Zoʻr TV
- Country: Uzbekistan
- Broadcast area: Uzbekistan
- Headquarters: Tashkent, Uzbekistan

Programming
- Languages: Uzbek Russian
- Picture format: 16:9 HDTV

History
- Launched: 1 March 2017; 9 years ago

Links
- Website: GoTV.uz

= Zoʻr TV =

Uzbek television network

Zoʻr TV is an Uzbek private television channel, broadcasting music, sports and entertainment programming in both Uzbek and Russian languages.

==History==
Zoʻr TV received its license on March 16, 2016, under the control of radio station Vodiy Sadosi. The channel by then had acquired the necessary equipment and work for the building of its studios began. The channel started experimental broadcasts on February 1, 2017, precisely one months later, on March 1, regular broadcasts started. By November, it had become one of the most popular channels according to local surveys, in first place, by 28% of the sampled population.
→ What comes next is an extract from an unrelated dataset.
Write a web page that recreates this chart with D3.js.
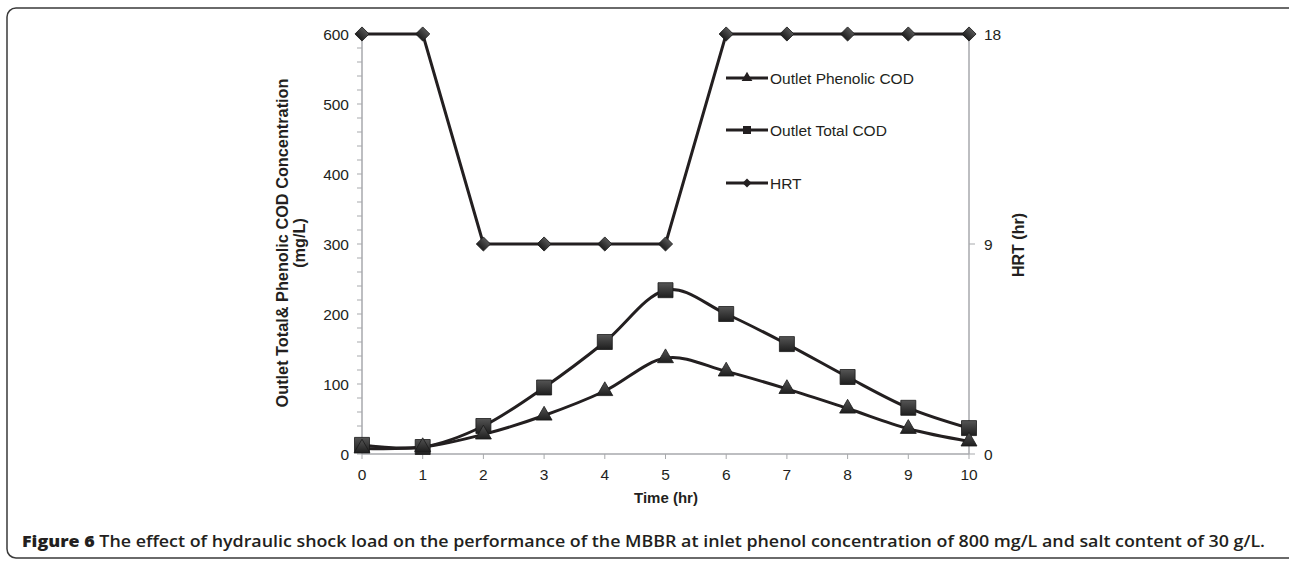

Beginning in 2024, the channel started buying the rights to key football competitions, the first of which being UEFA Euro 2024. Later in the year, it inked further deals with UEFA to carry the Champions League and the Europa League. In March 2025, this was followed by the confirmation of the coverage of the FA Cup.

==Controversies==
On August 14, 2023, channel reporter Nurzodbek Vohidov and cameraman Sardorbek Yuldoshev were physically beaten under the grounds of hooliganism while filming a report about problems in construction work near Tashkent Airport.